Mais ce qui appartient en propre à Babrius, c’est l’élégance de l’expression. La fable est bien peu de chose par elle-même ; pour ne pas devenir fade et insipide, elle a besoin d’être assaisonnée d’esprit et de sentiment. C’est là surtout que La Fontaine excelle ; Babrius, bref et précis avant tout, ne sait pas développer un caractère comme La Fontaine, mais il en saisit tout d’abord le trait principal. Jamais il n’introduit un acteur sans le peindre par une de ces périphrases dont la vieille poésie grecque abonde. La pompe de l’épithète homérique relève à merveille l’exiguité du sujet. Le renard est l’ennemi des vignes et des vergers, l’hirondelle est l’hôte de l’homme, l’abeille de l’Hymette la mère des doux rayons ; « l’habitante des marais, dit-il quelque part, la grenouille, qui aime l’ombre et se plaît aux retraites souterraines. » Et, quand l’action commence, il s’entend mieux que personne à lui donner de l’importance par des détails soudains, des comparaisons inattendues. Le cerf qui se voit dans une fontaine admire la beauté de son bois et se plaint de la maigreur de ses jambes. « Némésis l’entendit, Némésis qui punit l’orgueil. » On croirait entendre Sophocle ou Euripide donnant au peuple d’Athènes le spectacle de ces terribles expiations que les justes dieux imposent aux grands crimes. — Une belette est changée en femme, c’est un jeu de la puissante Cypris, la mère des désirs. — Un chêne abattu par le vent est entraîné par un fleuve.

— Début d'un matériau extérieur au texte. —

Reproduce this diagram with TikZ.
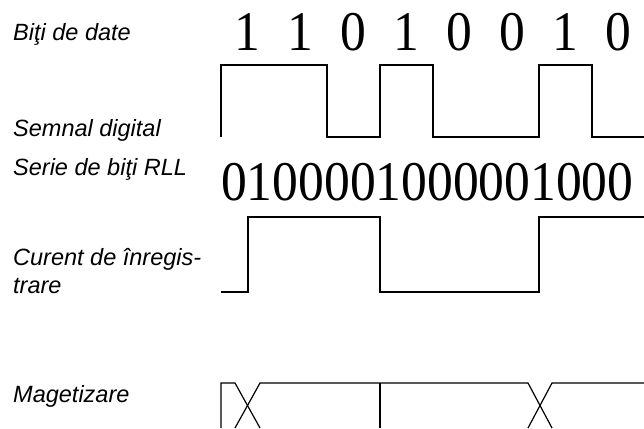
\documentclass[tikz,border=0pt]{standalone}
\usepackage{fontspec}
\setmainfont{Liberation Serif}
\setsansfont{Liberation Sans}
\usepackage{tikz}
\newcommand{\narrowdig}[1]{\scalebox{0.92}[1]{#1}}

\begin{document}
\begin{tikzpicture}[x=1pt,y=-1pt]
        \tikzset{rowlabel/.style = {anchor=base west, inner sep=0pt, font=\sffamily\itshape\fontsize{23.5}{27}\selectfont},
                 digit/.style = {anchor=base, inner sep=0pt, font=\fontsize{56}{60}\selectfont},
                 wave/.style = {line width=1.2pt, line join=miter}}
        \useasboundingbox (0,0) rectangle (644,428);
        % labels
        \node[rowlabel] (date)   at (13,41)  {Biţi de date};
        \node[rowlabel] (semnal) at (13,136) {Semnal digital};
        \node[rowlabel] (serie)  at (13,175) {Serie de biţi RLL};
        \node[rowlabel] (curent) at (13,265) {Curent de înregis-};
        \node[rowlabel] (trare)  at (13,293) {trare};
        \node[rowlabel] (magnet) at (13,402) {Magetizare};
        % bits
        \foreach \b [count=\i] in {1,1,0,1,0,0,1,0}
                \node[digit] (d\i) at (194.5+53*\i,51) {\narrowdig{\b}};
        \node[digit, anchor=base west] (rll) at (221,200) {\narrowdig{0100001000001000}};
        % digital signal
        \draw[wave] (221,137) -- (221,65) -- (327,65) -- (327,137) -- (380,137) -- (380,65)
                -- (433,65) -- (433,137) -- (539,137) -- (539,65) -- (592,65) -- (592,137) -- (644,137);
        % write current
        \draw[wave] (221,292) -- (248,292) -- (248,217) -- (380,217) -- (380,292)
                -- (539,292) -- (539,217) -- (644,217);
        % magnetization
        \draw[wave] (221,428) -- (221,383) -- (235,383) -- (260,428);
        \draw[wave] (235,428) -- (260,383) -- (528,383) -- (552,428);
        \draw[wave] (528,428) -- (552,383) -- (644,383);
        \draw[wave] (380,383) -- (380,428);
\end{tikzpicture}
\end{document}
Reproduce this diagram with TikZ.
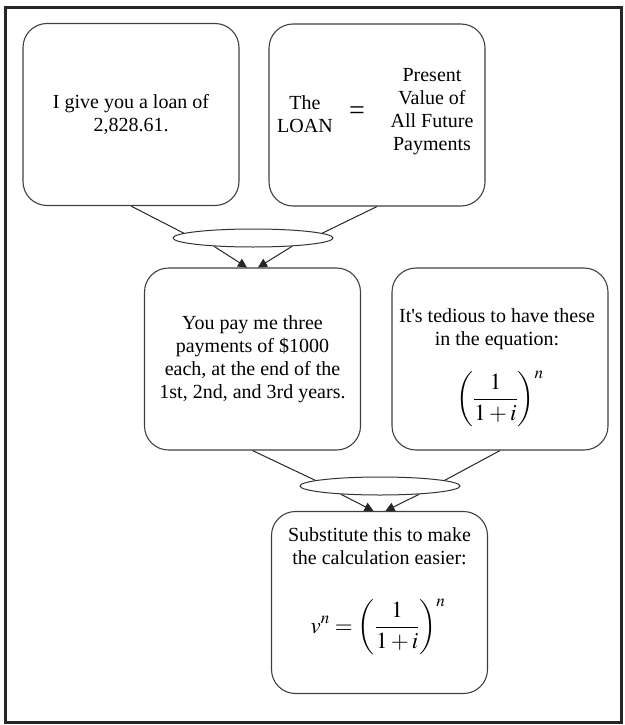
\documentclass[tikz,border=0pt]{standalone}
\usepackage{mathptmx}
\usepackage{fontspec}
\setmainfont{Liberation Serif}
\usetikzlibrary{arrows.meta,shapes.geometric}

\tikzset{
    box/.style={draw=black!75, line width=1.1pt, rounded corners=24pt,
        minimum width=216pt, minimum height=182pt, align=center,
        font=\fontsize{20}{23}\selectfont},
    txt/.style={align=center, inner sep=0pt, font=\fontsize{20}{23}\selectfont},
    formula/.style={inner sep=0pt, font=\fontsize{23}{27}\selectfont},
    merge/.style={ellipse, draw=black!80, line width=1pt, fill=white,
        minimum width=160pt, minimum height=18pt, inner sep=0pt},
    link/.style={black!85, line width=1pt},
    feed/.style={link, -{Triangle[length=9pt,width=9pt]}},
}

\begin{document}
\begin{tikzpicture}[x=1pt, y=-1pt]
    \useasboundingbox (0,0) rectangle (624,725);
    % 外框
    \draw[line width=3pt, black!85] (5.5,8) rectangle (621,722.5);

    % ========= 第一层 =========
    \node[box] (loan) at (131,114.5) {I give you a loan of\\2,828.61.};
    \node[box] (pv) at (377,115) {};
    \node[txt] (pvleft) at (305,114) {The\\LOAN};
    \node[txt, font=\fontsize{28}{28}\selectfont] (pveq) at (357,113) {=};
    \node[txt] (pvright) at (432,112) {Present\\Value of\\All Future\\Payments};

    % 汇合椭圆
    \node[merge] (mergeA) at (253,238) {};
    \draw[link] (loan.south) -- (mergeA.176);
    \draw[link] (pv.south) -- (mergeA.4);

    % ========= 第二层 =========
    \node[box] (pay) at (252.5,359)
        {You pay me three\\payments of \$1000\\each, at the end of the\\1st, 2nd, and 3rd years.};
    \node[box] (tedious) at (500,359) {};
    \node[txt] (tedioustxt) at (497,329) {It\textquotesingle s tedious to have these\\in the equation:};
    \node[formula] (tediousmath) at (500,399)
        {\(\displaystyle\left(\frac{1}{1+i}\right)^{n}\)};

    \draw[feed] (mergeA.192) -- ([xshift=-5.5pt]pay.north);
    \draw[feed] (mergeA.348) -- ([xshift=5.5pt]pay.north);

    % 汇合椭圆
    \node[merge] (mergeB) at (380,486) {};
    \draw[link] (pay.south) -- (mergeB.175);
    \draw[link] (tedious.south) -- (mergeB.5);

    % ========= 第三层 =========
    \node[box] (subst) at (379.5,602.5) {};
    \node[txt] (substtxt) at (379.5,546) {Substitute this to make\\the calculation easier:};
    \node[formula] (substmath) at (378,627)
        {\(\displaystyle v^{n}=\left(\frac{1}{1+i}\right)^{n}\)};

    \draw[feed] (mergeB.192) -- ([xshift=-6pt]subst.north);
    \draw[feed] (mergeB.348) -- ([xshift=6pt]subst.north);
\end{tikzpicture}
\end{document}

Voilà le récit, écoutons maintenant le poète « Le vent déracine un chêne, et, l’enlevant du haut de la montagne, le précipite dans un fleuve, et les flots roulent dans leur cours l’arbre gigantesque planté par les hommes d’autrefois. » C’est encore comme dans La Fontaine :

Celui de qui la tête au ciel était voisine,
Et dont les pieds touchaient à l’empire des morts.

La Fontaine et Babrius ! ces deux noms se rapprochent d’eux-mêmes.